What you’re missing is that all those plans you mentioned, while correct, were (a) just ‘plans’ with no follow-through to back them up and (b) too little, too late even if they were implemented.
- The “fight for $15” (minimum wage increase) has been going on for so long with zero [Federal] success that, due to inflation, it ought to be renamed “fight for $30” by now.
- The lip service given in supporting unions was belied by how Biden fucked over the railroad workers.
- Inequality (the gap between the working class and the 1%) is continuing to spiral out of control and the Democrats had very little to say about stopping it. It’s important to remember that “tax the rich” was only supported by the progressive subset of the Democratic Party.
- We need zoning reform coupled with switching from property tax to land-value tax, to stop enabling the hoarding of underdeveloped property by protecting it from market forces (i.e. real reforms to make housing affordable again).
- We also need things like vigorous enforcement of anti-trust law and consumer protection laws, so that the public feels (and is) less exploited by corporations.
I understood him to mean that Democrats were more interested in appealing to Liz Cheney as Republican lite, rather than advocating vigorously for the working class. They take money from corporate interests, and then pretend they don’t protect them. They didn’t do enough to address the problem of inflation, and American workers were angry.
I see this claim so much, and it’s bullshit. Harris didn’t make a single policy concession to get Cheney on board. And why would she? The entire point of having her endorse was to send the message of “Trump is so dangerous that even people who disagree with me are choosing to support me.”
I think what Bernie is saying is that for decades Dems have paid lip service to working class concerns while not actually doing much. In reality Dems have been much more beholden to corporate interests.
By the time these plans came out, too many working class folk were already disenfranchised. They saw a party that was vocal about social issues that frankly were not high on the list of priorities for most of them. They were more concerned that inflation was out of control and they could not afford basic expenses. Sure Trump was racist but at least prices were lower when he was in office, or so they would conclude. If he could bring prices down, they would go with him.
Basically Dems were just out of touch with the most important part of their base until it was too late.
The DNC does not have the peoples’ best interests in mind. Not to say they aren’t the same as the GOP (not by a wide margin), but they are the political extension of their corporate donors. This is the reason why they don’t push forward with universal healthcare, why they’re cowards regarding Israel, and why not much meaningful legislation makes it through the gamut that puts the populace first. This is what conservative voters are done with, and many Democrats are fed up with as well. The GOP, for all their evil faults, actually do execute on the issues that their base cares about, though those action tend to be reprehensible.

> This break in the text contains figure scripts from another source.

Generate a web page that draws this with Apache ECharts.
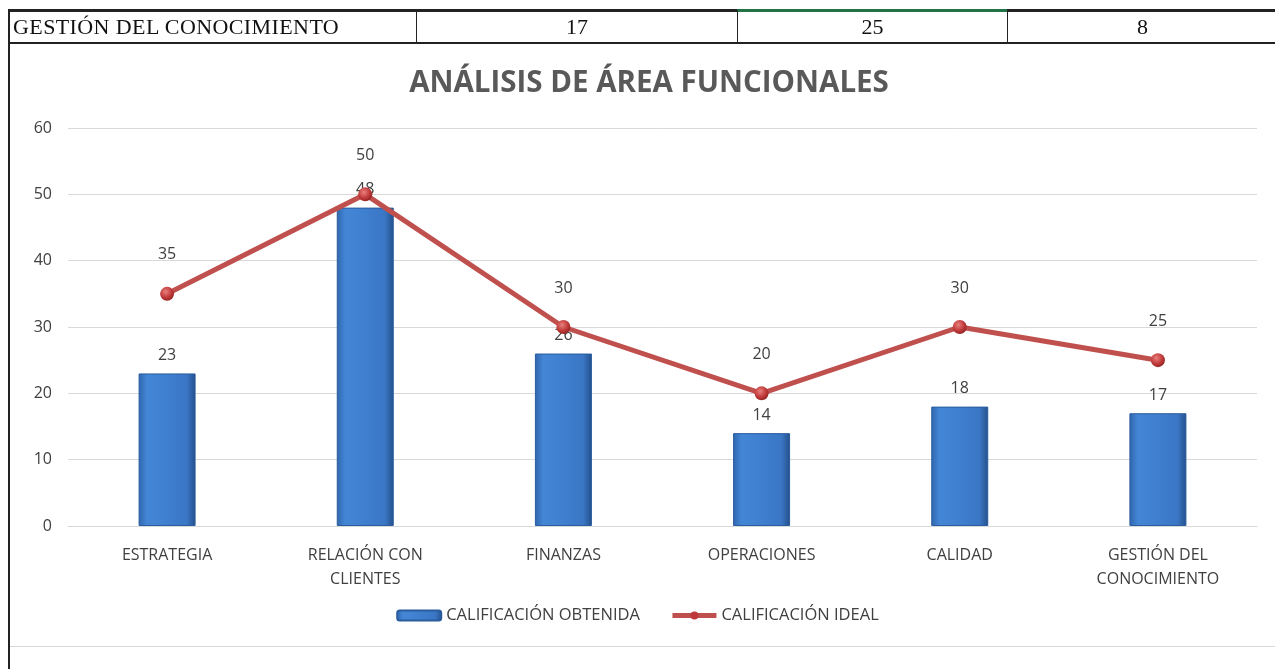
<!DOCTYPE html>
<html>
<head>
<meta charset="utf-8">
<script src="https://cdn.jsdelivr.net/npm/echarts@6/dist/echarts.min.js"></script>
<style>
  html, body { margin: 0; padding: 0; background: #fff; }
  #wrap { position: relative; width: 1275px; height: 669px; overflow: hidden; }
  #chart { position: absolute; left: 0; top: 0; width: 1275px; height: 669px; }
  .fila { position: absolute; left: 8px; top: 9px; width: 1275px; height: 35px;
          border-top: 3px solid #222; border-bottom: 2px solid #222; box-sizing: border-box;
          font-family: "Liberation Serif", "DejaVu Serif", serif; font-size: 22px; color: #111; }
  .celda { position: absolute; top: 0; height: 30px; line-height: 30px; box-sizing: border-box;
           border-left: 1px solid #222; }
  .borde-izq { position: absolute; left: 8px; top: 9px; width: 2px; height: 660px; background: #222; }
  .borde-inf { position: absolute; left: 10px; top: 646px; width: 1265px; height: 1px; background: #d9d9d9; }
</style>
</head>
<body>
<div id="wrap">
  <div id="chart"></div>
  <div class="borde-izq"></div>
  <div class="borde-inf"></div>
  <div class="fila">
    <div class="celda" style="left:0;width:408px;padding-left:5px;border-left:none;letter-spacing:0.4px;">GESTIÓN DEL CONOCIMIENTO</div>
    <div class="celda" style="left:408px;width:321px;text-align:center;">17</div>
    <div class="celda" style="left:729px;width:270px;text-align:center;border-top:3px solid #217346;top:-3px;height:33px;line-height:30px;">25</div>
    <div class="celda" style="left:999px;width:270px;text-align:center;">8</div>
  </div>
</div>
<script>
/*datos del gráfico*/
var areas = ['ESTRATEGIA', 'RELACIÓN CON\nCLIENTES', 'FINANZAS', 'OPERACIONES', 'CALIDAD', 'GESTIÓN DEL\nCONOCIMIENTO'];
var obtenida = [23, 48, 26, 14, 18, 17];
var ideal = [35, 50, 30, 20, 30, 25];
var ticks = [0, 10, 20, 30, 40, 50, 60];

var grafico = echarts.init(document.getElementById('chart'));
var fuente = '"Open Sans", "Noto Sans", sans-serif';
var opcion = {
    animation: false,
    title: {
        text: 'ANÁLISIS DE ÁREA FUNCIONALES',
        left: 644,
        top: 64,
        textAlign: 'center',
        textStyle: { fontFamily: fuente, fontSize: 29.5, fontWeight: 'bold', color: '#595959' }
    },
    legend: {
        bottom: 40,
        left: 'center',
        itemGap: 30,
        itemWidth: 44,
        itemHeight: 10,
        textStyle: { fontFamily: fuente, fontSize: 16.5, color: '#404040' },
        data: [
            { name: 'CALIFICACIÓN OBTENIDA' },
            { name: 'CALIFICACIÓN IDEAL', itemStyle: { color: '#c0393a' }, lineStyle: { width: 5, color: '#c0504d' } }
        ]
    },
    grid: { left: 68, right: 18, top: 128, bottom: 143, containLabel: false },
    xAxis: {
        type: 'category',
        data: areas,
        axisTick: { show: false },
        axisLine: { lineStyle: { color: '#d9d9d9' } },
        axisLabel: { fontFamily: fuente, fontSize: 16, color: '#404040', margin: 17, lineHeight: 24, interval: 0 }
    },
    yAxis: {
        type: 'value',
        min: ticks[0],
        max: ticks[ticks.length - 1],
        interval: 10,
        axisLine: { show: false },
        axisTick: { show: false },
        splitLine: { lineStyle: { color: '#d9d9d9', width: 1 } },
        axisLabel: { fontFamily: fuente, fontSize: 16, color: '#404040', margin: 16 }
    },
    series: [
        {
            name: 'CALIFICACIÓN OBTENIDA',
            type: 'bar',
            barWidth: 57,
            data: obtenida,
            itemStyle: {
                color: new echarts.graphic.LinearGradient(0, 0, 1, 0, [
                    { offset: 0, color: '#2f66ad' },
                    { offset: 0.15, color: '#4486d6' },
                    { offset: 0.5, color: '#3f7fcf' },
                    { offset: 0.85, color: '#3a76c4' },
                    { offset: 1, color: '#244f8a' }
                ]),
                borderColor: '#2a5c9e',
                borderWidth: 1
            },
            label: { show: true, position: 'top', distance: 10, fontFamily: fuente, fontSize: 16, color: '#404040' }
        },
        {
            name: 'CALIFICACIÓN IDEAL',
            type: 'line',
            data: ideal,
            symbol: 'circle',
            symbolSize: 14,
            z: 3,
            lineStyle: { color: '#c0504d', width: 5 },
            itemStyle: {
                color: new echarts.graphic.RadialGradient(0.4, 0.35, 0.7, [
                    { offset: 0, color: '#e8807c' },
                    { offset: 0.6, color: '#c0393a' },
                    { offset: 1, color: '#8e2220' }
                ]),
                borderWidth: 0
            },
            label: { show: true, position: 'top', distance: 24, fontFamily: fuente, fontSize: 16, color: '#404040' }
        }
    ]
};
grafico.setOption(opcion);
</script>
</body>
</html>
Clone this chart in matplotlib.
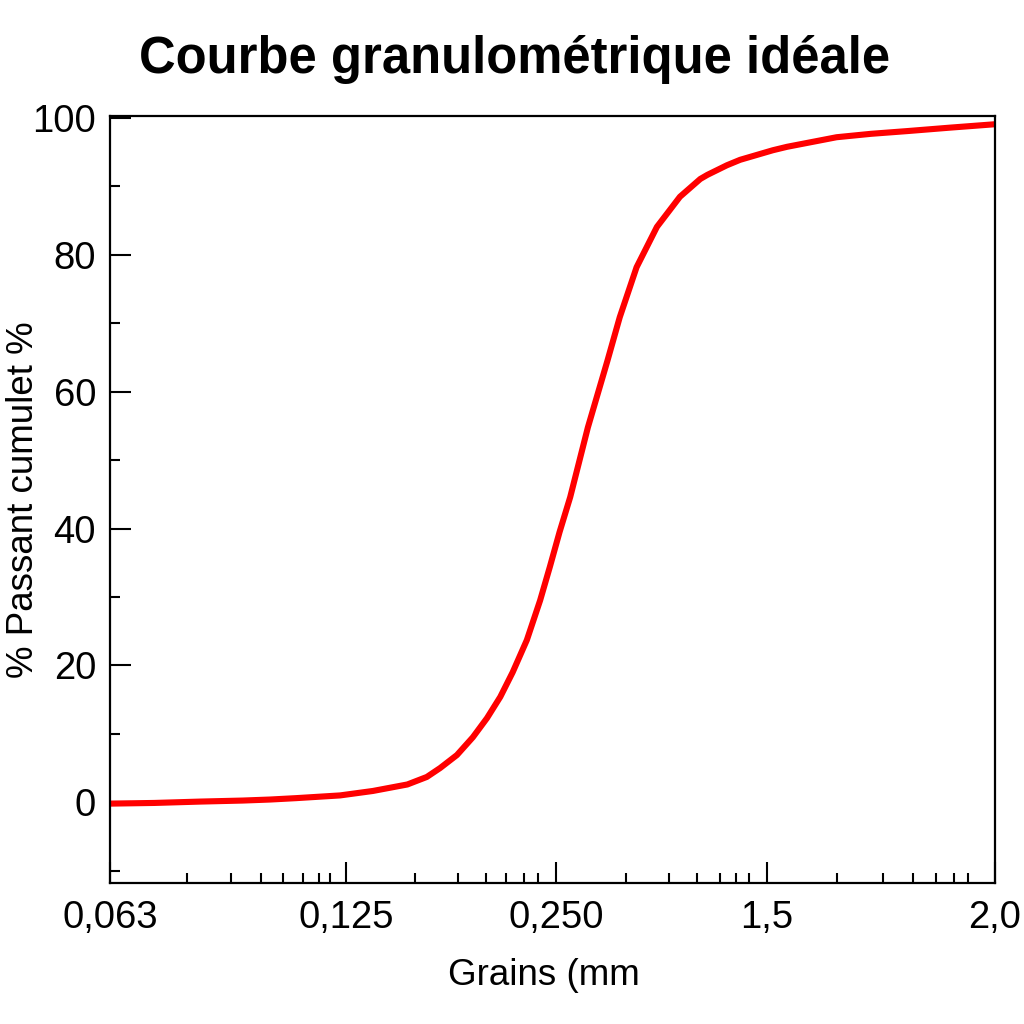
import matplotlib
matplotlib.use("Agg")
import matplotlib.pyplot as plt

# Axis positions are given in percent of the axis width (the reference uses an
# irregular, hand-labelled grain-size scale)
tick_positions = [0, 26.7, 50.4, 74.2, 100]
tick_labels = ["0,063", "0,125", "0,250", "1,5", "2,0"]
minor_positions = [8.7, 13.7, 17.1, 19.6, 21.8, 23.6, 24.9,
                   34.5, 39.3, 42.5, 44.8, 46.8, 48.4,
                   58.3, 63.2, 66.3, 68.9, 70.7, 72.2,
                   82.2, 87.3, 90.7, 93.3, 95.4, 97.0]

# Cumulative passing curve
grain_pos = [0, 5, 10.2, 15, 18.1, 21, 26.0, 29.7, 33.6, 35.8, 37.3, 39.2,
             41.0, 42.6, 44.1, 45.5, 47.1, 48.6, 49.7, 50.8, 52.0, 54.0,
             56.2, 57.6, 59.5, 61.8, 64.4, 66.7, 67.5, 69.7, 71.2,
             74.9, 76.5, 82.1, 86.0, 90.1, 94.9, 100]
passing = [-0.2, -0.1, 0.1, 0.25, 0.4, 0.6, 1.0, 1.65, 2.6, 3.7, 5.0, 6.9,
           9.5, 12.3, 15.4, 19.0, 23.7, 29.5, 34.4, 39.5, 44.6, 54.8,
           64.5, 70.9, 78.2, 84.1, 88.5, 91.1, 91.7, 93.1, 93.9,
           95.3, 95.8, 97.2, 97.7, 98.1, 98.6, 99.1]

plt.rcParams["font.family"] = ["Liberation Sans", "DejaVu Sans"]

fig = plt.figure(figsize=(10.24, 10.24), dpi=100)
ax = fig.add_axes([0.1074, 0.1377, 0.8643, 0.749])

ax.plot(grain_pos, passing, color="#ff0000", linewidth=4.4,
        solid_joinstyle="round", solid_capstyle="butt", clip_on=False)

ax.set_xlim(0, 100)
ax.set_ylim(-11.8, 100.3)

ax.set_xticks(tick_positions)
ax.set_xticklabels(tick_labels)
ax.set_xticks(minor_positions, minor=True)
ax.set_yticks([0, 20, 40, 60, 80, 100])
ax.set_yticks([-10, 10, 30, 50, 70, 90], minor=True)

ax.tick_params(which="both", direction="in", width=1.5, colors="black",
               labelsize=27.5, top=False, right=False)
ax.tick_params(which="major", length=15)
ax.tick_params(which="minor", length=7.5)
ax.tick_params(axis="x", pad=12)
ax.tick_params(axis="y", pad=10)

for spine in ax.spines.values():
    spine.set_linewidth(1.6)

ax.set_xlabel("Grains (mm", fontsize=26.5, labelpad=16)
ax.xaxis.label.set_x(0.49)
ax.set_ylabel("% Passant cumulet %", fontsize=26.5)
ax.yaxis.set_label_coords(-0.078, 0.5)

fig.text(515 / 1024, 1 - 60 / 1024, "Courbe granulométrique idéale",
         ha="center", va="center", fontsize=36.5, fontweight="bold")

fig.savefig("out.png", dpi=100)
plt.close(fig)
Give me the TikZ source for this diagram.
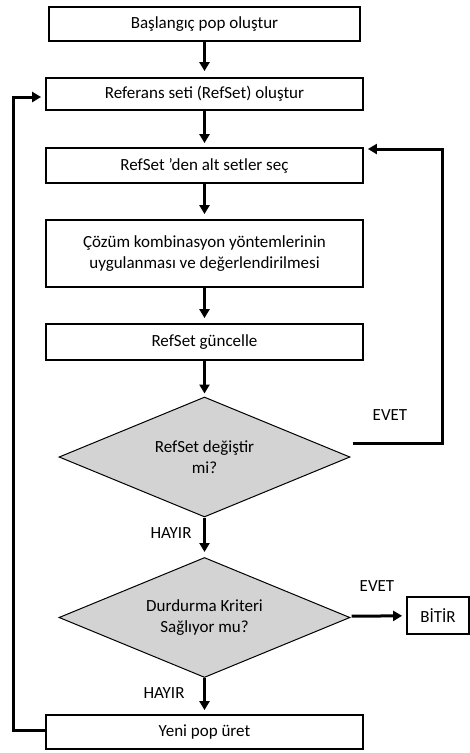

Any mainstream Democrat candidate will NOT put forth or affirmatively vote for legislation or policy that goes against their donors’ wishes. The GOP are the same way, but at least they’re up front about it. But it hasn’t been just this election cycle, they’ve been this way for a long time. This is why many call them spineless, but it’s not about that; they aren’t paid to represent the people, they paid to pretend to care while preserving the status quo (their corporate “donations” far outweigh their salaries for the “right” politicians). Everyone and their mom has been screaming corporate greed for the last four years, yet not a single political committee has put forth an honest effort to go after corporations for price gouging, because they’d lose their campaign donations, similar to how any candidate that goes against Israel would get financially throttled.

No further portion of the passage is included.